Task statement: Of the lines in the entries, how many hold the word "this"? Give that number alone.
* begin *
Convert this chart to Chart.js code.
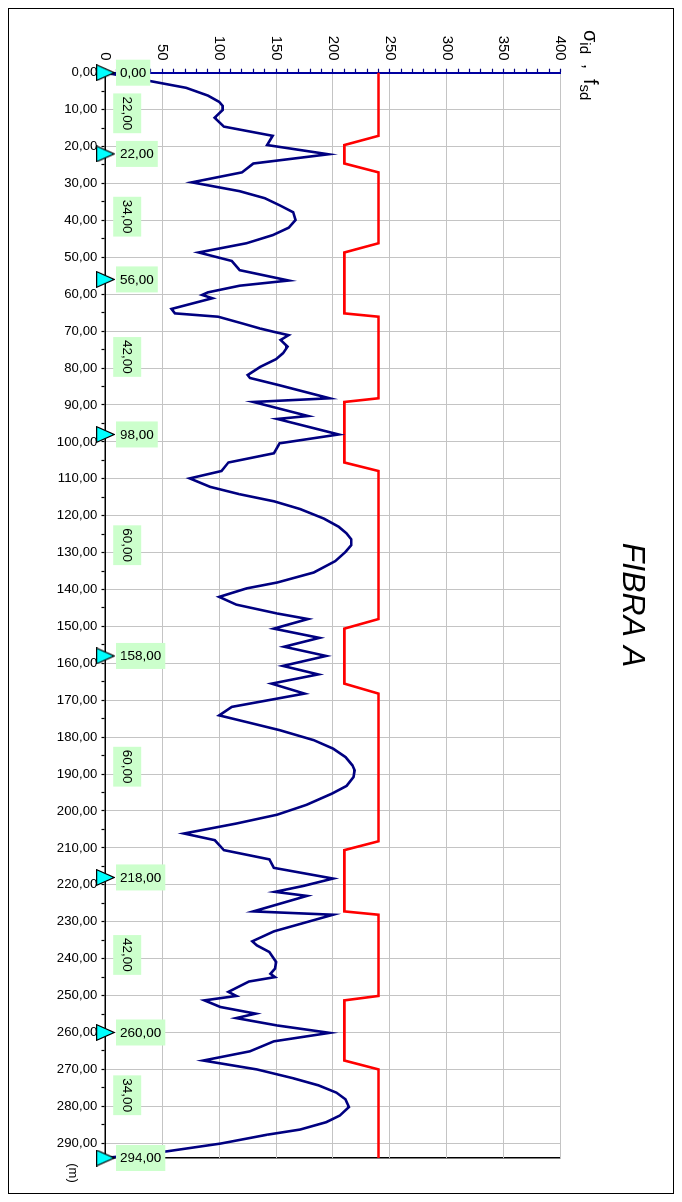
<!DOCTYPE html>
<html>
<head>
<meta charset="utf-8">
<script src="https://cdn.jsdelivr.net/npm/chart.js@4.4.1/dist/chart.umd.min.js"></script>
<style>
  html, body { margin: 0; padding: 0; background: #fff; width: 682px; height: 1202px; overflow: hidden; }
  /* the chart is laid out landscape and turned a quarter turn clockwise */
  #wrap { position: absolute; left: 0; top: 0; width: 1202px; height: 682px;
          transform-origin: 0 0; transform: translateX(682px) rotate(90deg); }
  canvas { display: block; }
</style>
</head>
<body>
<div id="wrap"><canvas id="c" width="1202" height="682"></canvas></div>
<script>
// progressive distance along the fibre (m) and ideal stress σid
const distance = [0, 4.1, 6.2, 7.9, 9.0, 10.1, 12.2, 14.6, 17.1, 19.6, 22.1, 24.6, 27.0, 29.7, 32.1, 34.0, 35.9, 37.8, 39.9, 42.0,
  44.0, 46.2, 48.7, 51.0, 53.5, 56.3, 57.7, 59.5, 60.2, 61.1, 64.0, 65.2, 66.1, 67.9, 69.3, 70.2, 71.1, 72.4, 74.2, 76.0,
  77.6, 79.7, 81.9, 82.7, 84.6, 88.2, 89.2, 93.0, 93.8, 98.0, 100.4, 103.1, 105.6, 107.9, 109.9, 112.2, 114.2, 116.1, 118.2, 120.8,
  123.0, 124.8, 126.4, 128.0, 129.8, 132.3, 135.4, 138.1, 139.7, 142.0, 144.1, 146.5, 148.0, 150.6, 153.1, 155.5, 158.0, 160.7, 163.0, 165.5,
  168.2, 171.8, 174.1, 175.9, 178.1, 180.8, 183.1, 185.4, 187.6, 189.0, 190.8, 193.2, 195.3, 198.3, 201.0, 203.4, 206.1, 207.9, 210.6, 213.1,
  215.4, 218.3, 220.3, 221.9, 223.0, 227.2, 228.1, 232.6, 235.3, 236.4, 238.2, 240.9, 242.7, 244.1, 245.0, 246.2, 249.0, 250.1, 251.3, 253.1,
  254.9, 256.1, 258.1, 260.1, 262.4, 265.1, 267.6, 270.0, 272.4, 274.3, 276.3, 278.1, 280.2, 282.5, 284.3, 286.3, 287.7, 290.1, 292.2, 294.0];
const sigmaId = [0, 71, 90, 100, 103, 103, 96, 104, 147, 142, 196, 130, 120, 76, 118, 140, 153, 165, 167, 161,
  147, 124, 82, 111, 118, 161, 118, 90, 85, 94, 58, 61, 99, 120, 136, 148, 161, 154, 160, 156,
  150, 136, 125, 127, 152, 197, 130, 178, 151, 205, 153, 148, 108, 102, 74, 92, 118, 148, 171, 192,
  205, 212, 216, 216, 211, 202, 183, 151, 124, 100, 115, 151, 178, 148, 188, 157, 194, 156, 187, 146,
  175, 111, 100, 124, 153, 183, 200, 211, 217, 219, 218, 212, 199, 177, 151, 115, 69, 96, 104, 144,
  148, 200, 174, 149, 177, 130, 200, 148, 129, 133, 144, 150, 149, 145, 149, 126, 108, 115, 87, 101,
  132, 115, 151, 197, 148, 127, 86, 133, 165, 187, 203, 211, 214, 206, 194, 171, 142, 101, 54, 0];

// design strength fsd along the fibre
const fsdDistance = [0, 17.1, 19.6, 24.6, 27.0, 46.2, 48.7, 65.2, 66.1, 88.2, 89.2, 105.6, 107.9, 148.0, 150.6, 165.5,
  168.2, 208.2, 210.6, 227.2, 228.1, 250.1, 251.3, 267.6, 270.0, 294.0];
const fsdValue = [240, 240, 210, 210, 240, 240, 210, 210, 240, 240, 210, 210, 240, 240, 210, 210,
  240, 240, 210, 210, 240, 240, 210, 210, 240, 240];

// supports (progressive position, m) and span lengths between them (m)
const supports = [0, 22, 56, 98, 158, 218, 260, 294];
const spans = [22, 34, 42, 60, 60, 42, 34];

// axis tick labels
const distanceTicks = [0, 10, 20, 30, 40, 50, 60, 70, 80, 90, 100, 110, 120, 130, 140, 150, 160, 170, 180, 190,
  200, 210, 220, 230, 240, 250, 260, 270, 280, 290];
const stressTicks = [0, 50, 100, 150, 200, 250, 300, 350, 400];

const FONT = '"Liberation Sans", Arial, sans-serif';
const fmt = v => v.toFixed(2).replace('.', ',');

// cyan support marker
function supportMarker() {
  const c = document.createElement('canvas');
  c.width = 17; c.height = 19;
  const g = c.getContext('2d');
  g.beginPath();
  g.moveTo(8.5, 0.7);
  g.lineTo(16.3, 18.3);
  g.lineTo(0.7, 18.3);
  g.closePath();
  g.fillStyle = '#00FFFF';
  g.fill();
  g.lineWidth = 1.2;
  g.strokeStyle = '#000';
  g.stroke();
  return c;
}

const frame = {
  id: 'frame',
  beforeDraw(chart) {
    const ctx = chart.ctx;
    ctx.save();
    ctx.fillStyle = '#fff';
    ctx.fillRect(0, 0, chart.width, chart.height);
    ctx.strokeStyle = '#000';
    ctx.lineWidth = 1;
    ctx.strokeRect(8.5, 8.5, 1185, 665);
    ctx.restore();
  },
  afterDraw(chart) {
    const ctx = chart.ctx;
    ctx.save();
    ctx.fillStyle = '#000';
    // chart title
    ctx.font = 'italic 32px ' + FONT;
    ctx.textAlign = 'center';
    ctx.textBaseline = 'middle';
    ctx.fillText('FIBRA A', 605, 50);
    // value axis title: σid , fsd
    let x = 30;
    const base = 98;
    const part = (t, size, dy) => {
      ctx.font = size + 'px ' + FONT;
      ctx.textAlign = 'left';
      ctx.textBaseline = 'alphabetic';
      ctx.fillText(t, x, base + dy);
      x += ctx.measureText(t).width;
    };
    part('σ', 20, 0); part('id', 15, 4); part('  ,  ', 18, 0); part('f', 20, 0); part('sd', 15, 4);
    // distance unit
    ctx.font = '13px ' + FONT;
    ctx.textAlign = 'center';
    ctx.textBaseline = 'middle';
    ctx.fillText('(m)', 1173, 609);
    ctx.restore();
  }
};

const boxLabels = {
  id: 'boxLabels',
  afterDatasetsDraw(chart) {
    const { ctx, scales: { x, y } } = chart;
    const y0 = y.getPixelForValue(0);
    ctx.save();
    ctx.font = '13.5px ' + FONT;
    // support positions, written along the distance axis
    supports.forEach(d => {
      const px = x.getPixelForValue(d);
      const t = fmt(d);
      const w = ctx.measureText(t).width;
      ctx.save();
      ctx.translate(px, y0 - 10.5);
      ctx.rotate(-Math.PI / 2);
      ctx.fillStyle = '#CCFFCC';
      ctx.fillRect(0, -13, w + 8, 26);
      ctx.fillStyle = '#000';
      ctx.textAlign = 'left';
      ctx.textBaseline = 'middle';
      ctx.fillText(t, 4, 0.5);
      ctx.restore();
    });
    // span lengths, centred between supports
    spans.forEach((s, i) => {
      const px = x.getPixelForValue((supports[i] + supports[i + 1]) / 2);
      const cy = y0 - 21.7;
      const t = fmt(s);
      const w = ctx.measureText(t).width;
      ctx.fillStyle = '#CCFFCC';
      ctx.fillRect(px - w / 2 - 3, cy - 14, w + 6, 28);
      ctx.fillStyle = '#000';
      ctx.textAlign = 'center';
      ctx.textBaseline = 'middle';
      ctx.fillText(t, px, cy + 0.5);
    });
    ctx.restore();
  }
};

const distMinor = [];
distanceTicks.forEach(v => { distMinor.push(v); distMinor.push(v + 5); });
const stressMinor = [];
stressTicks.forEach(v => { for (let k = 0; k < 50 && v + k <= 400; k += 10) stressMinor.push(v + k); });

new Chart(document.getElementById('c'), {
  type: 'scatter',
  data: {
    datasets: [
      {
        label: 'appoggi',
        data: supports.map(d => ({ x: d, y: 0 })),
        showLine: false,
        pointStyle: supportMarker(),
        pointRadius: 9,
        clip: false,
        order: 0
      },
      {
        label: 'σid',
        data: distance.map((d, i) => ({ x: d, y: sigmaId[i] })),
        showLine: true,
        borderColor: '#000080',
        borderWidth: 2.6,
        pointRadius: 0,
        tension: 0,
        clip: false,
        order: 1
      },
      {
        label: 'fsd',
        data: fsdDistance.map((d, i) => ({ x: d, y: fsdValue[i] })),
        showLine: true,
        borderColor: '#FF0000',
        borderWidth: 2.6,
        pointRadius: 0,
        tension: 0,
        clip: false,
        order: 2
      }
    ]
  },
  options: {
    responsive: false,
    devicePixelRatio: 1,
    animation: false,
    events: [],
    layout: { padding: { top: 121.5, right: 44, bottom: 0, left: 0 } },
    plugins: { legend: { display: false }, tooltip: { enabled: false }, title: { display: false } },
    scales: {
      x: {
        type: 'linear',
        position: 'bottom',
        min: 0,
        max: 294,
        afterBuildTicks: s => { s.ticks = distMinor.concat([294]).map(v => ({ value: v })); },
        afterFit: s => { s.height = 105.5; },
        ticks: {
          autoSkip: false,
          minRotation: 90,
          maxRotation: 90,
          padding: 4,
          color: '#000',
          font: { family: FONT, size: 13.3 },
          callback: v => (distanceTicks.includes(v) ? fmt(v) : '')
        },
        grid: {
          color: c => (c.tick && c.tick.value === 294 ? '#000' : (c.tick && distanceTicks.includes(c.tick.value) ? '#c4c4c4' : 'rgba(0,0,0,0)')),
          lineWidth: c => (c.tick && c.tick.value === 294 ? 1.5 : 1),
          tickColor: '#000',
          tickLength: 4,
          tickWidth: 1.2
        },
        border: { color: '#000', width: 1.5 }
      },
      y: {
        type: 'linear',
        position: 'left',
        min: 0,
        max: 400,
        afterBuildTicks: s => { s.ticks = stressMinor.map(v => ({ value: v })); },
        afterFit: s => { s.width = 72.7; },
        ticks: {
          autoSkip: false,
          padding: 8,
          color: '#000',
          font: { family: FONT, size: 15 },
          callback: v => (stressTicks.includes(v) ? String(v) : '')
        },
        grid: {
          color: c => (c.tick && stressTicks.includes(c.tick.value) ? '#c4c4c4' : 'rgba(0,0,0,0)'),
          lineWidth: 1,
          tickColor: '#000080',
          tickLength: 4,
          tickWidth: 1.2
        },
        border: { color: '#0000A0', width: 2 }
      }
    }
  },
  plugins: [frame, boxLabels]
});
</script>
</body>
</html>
* end *
* begin *
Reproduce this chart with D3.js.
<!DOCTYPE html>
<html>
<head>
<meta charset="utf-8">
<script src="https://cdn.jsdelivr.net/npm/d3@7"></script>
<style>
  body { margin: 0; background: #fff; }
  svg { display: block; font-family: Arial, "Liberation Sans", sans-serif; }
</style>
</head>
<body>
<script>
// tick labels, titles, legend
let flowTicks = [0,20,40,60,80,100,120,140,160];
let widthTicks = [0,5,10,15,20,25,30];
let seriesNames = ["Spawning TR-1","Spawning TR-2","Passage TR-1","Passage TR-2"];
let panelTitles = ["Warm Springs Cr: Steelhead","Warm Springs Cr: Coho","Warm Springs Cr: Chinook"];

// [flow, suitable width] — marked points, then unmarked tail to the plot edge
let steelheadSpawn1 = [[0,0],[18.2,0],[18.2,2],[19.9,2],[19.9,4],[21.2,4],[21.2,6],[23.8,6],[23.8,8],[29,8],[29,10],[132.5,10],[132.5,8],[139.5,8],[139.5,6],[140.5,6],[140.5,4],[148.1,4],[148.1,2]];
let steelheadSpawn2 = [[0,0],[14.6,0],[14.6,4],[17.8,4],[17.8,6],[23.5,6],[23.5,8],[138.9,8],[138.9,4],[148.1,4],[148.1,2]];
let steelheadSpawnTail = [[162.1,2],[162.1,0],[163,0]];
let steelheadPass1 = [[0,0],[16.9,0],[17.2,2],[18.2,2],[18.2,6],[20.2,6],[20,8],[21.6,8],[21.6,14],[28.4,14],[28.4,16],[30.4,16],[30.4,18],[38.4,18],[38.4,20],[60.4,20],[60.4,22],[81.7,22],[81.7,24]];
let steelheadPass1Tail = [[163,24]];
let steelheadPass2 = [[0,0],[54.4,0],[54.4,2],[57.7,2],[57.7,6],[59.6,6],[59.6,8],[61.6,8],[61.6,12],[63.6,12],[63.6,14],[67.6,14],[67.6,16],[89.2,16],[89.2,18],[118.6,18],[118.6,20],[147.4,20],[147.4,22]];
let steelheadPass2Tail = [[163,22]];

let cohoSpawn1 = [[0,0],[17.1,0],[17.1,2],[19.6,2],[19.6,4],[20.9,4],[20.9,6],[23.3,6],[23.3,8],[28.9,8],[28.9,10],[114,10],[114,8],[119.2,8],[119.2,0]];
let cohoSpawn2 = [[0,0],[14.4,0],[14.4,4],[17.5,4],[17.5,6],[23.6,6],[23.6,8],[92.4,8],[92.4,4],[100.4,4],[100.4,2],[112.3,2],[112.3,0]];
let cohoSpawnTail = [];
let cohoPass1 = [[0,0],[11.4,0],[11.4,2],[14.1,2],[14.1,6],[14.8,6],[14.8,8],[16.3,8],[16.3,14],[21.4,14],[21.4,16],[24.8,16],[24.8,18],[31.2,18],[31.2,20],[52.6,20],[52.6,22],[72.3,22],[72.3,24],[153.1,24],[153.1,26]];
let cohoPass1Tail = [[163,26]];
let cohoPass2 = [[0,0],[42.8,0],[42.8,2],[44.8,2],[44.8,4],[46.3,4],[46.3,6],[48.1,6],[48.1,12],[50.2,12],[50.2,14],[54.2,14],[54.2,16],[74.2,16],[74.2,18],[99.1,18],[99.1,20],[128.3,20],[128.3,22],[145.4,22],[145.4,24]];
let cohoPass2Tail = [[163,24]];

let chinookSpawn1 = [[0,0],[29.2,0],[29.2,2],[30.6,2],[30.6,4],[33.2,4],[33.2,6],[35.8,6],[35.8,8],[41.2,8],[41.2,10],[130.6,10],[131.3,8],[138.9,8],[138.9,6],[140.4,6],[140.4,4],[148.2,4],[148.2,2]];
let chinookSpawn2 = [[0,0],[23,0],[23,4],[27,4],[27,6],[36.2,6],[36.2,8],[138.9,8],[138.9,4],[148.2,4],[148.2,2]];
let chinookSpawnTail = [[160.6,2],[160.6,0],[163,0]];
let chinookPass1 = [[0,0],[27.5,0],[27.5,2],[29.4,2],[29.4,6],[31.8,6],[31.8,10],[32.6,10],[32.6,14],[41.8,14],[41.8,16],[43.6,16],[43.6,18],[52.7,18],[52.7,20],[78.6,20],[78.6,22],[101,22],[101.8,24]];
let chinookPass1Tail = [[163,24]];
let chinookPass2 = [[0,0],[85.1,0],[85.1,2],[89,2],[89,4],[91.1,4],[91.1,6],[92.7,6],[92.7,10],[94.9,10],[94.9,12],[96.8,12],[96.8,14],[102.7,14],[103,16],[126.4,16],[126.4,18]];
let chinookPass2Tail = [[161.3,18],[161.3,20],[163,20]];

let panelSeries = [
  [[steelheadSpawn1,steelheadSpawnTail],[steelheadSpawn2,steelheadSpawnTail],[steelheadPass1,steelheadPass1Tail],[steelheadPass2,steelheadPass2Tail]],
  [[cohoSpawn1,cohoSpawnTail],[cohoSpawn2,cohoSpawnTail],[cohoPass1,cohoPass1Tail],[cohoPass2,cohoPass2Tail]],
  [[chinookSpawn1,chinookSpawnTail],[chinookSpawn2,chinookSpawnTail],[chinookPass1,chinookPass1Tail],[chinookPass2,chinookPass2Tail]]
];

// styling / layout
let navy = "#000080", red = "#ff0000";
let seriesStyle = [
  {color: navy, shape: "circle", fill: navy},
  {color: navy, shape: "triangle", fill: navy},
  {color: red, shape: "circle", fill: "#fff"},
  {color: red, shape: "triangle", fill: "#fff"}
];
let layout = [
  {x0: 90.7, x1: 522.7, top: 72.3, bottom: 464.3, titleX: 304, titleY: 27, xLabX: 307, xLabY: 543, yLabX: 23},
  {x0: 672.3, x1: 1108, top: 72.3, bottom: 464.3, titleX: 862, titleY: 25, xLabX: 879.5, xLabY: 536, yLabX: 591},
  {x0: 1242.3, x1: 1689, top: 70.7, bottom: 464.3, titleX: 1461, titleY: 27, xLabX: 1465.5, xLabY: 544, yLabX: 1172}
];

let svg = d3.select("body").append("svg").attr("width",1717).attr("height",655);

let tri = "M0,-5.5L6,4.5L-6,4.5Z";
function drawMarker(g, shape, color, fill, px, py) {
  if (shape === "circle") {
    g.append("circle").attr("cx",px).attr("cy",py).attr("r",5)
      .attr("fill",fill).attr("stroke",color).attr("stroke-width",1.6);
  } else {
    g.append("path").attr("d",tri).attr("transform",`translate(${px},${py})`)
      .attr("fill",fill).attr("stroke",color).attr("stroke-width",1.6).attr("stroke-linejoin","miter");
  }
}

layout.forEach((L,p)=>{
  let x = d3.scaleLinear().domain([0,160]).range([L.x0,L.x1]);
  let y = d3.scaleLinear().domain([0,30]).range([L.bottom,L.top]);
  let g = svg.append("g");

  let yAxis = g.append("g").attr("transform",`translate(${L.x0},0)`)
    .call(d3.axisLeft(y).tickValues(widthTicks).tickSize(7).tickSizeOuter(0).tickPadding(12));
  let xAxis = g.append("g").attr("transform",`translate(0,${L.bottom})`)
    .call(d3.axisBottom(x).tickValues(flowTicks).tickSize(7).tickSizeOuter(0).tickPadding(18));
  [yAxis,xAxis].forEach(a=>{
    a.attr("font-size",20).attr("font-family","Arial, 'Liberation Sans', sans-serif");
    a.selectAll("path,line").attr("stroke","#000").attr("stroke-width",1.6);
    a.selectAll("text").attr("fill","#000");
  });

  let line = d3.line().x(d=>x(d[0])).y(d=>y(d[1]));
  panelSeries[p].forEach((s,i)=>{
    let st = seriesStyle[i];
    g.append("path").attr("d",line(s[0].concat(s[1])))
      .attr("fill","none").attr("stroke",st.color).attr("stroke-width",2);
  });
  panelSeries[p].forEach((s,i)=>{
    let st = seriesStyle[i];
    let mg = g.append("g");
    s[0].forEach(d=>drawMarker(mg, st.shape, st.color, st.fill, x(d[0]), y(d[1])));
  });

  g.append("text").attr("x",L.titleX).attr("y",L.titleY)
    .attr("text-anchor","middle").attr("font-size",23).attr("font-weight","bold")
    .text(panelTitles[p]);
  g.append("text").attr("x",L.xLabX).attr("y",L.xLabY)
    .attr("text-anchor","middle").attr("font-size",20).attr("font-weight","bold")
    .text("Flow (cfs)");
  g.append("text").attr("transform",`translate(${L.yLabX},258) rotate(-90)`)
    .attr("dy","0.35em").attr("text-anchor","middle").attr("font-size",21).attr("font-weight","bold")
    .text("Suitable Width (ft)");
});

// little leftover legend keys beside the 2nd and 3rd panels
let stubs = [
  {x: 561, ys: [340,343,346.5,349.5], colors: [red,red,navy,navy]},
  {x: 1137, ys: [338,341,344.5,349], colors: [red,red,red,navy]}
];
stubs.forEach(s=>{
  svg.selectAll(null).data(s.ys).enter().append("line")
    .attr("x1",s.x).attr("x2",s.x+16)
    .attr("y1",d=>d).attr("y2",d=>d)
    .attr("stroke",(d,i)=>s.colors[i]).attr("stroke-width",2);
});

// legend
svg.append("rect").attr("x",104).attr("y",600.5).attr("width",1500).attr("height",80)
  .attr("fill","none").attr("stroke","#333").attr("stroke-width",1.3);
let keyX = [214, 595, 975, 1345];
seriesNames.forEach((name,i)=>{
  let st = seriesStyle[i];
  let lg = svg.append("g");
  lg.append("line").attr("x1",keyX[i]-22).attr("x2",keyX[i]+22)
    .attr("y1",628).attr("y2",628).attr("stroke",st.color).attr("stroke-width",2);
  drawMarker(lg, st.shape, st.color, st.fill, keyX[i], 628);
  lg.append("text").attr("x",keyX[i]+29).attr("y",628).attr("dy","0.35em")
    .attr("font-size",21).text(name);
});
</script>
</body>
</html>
* end *
Exercise result: 2